__What to do__.
Identify the lines that include the word "this", then copy all of them.

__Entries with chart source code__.
(begin)

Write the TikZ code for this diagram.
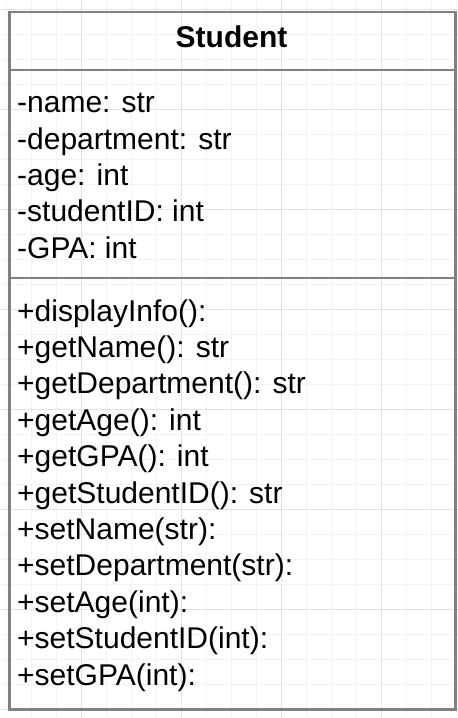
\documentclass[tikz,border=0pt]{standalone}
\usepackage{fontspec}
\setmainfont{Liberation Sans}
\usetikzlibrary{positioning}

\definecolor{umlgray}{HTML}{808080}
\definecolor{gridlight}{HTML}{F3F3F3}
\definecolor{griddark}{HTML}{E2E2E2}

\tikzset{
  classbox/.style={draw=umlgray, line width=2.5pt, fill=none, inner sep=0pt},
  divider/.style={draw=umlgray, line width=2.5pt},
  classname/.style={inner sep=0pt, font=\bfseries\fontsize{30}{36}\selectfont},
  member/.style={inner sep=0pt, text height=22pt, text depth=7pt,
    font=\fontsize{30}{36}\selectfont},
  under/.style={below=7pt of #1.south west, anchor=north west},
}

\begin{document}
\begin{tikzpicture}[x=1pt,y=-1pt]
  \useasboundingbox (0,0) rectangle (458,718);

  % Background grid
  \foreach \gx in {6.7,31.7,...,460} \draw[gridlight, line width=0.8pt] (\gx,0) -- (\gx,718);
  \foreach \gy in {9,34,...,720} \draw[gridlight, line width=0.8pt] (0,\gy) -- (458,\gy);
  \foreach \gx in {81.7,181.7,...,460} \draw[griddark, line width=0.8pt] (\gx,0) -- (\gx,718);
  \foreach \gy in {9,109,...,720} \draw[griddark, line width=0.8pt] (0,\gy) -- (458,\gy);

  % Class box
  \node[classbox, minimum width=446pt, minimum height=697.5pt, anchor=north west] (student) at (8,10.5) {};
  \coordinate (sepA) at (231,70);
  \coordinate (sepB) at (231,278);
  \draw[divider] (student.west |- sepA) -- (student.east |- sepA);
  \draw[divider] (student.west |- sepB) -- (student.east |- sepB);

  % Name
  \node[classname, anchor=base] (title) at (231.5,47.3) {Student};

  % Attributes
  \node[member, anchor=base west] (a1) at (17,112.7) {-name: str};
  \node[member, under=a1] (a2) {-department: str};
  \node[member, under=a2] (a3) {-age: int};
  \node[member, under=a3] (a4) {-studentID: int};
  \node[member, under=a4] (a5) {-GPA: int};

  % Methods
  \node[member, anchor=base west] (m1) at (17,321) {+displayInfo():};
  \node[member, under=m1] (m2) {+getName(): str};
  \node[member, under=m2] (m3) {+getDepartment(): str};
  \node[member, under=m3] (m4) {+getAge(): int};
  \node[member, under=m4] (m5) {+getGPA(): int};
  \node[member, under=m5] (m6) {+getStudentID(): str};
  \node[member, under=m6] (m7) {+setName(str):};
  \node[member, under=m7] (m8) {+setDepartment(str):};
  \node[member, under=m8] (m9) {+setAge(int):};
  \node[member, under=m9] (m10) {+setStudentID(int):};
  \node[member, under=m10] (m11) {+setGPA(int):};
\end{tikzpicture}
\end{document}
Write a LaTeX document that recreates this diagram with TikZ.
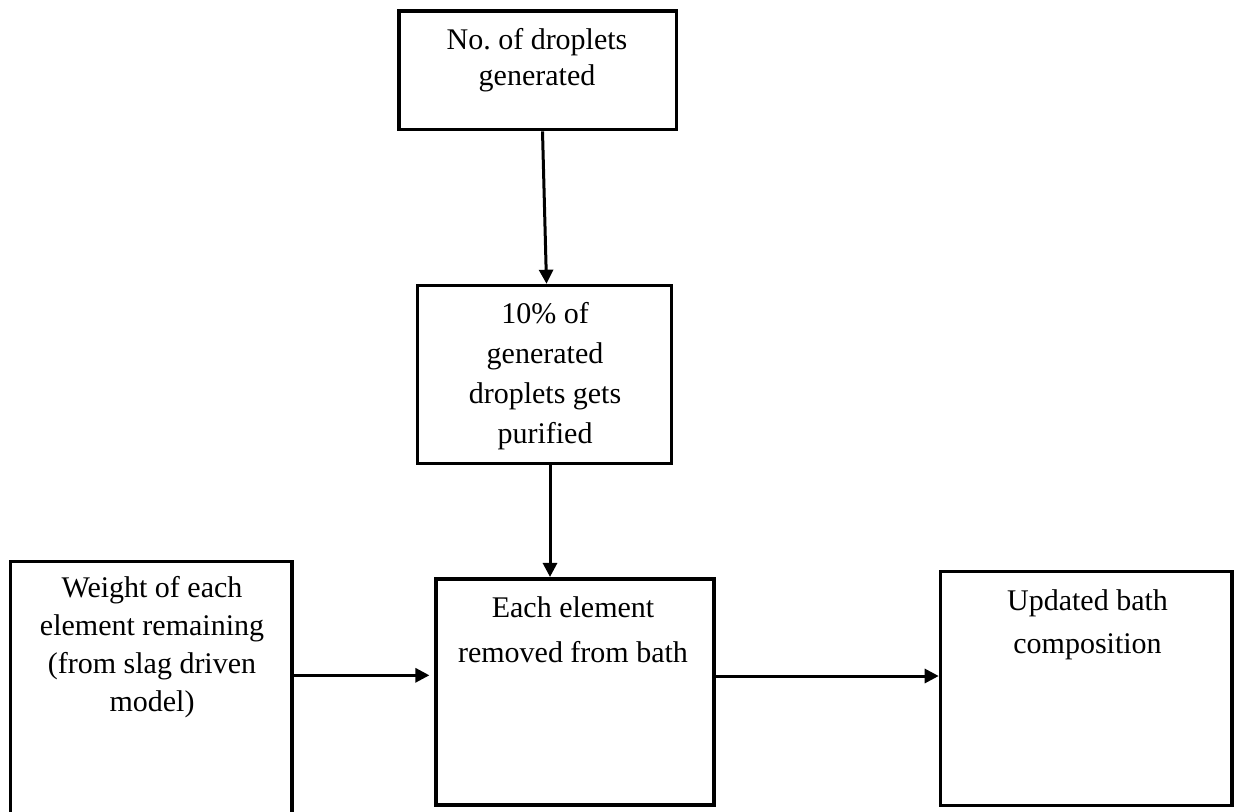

(end)

__Response below__.
Write the TikZ code for this diagram.
Write a LaTeX document that recreates this diagram with TikZ.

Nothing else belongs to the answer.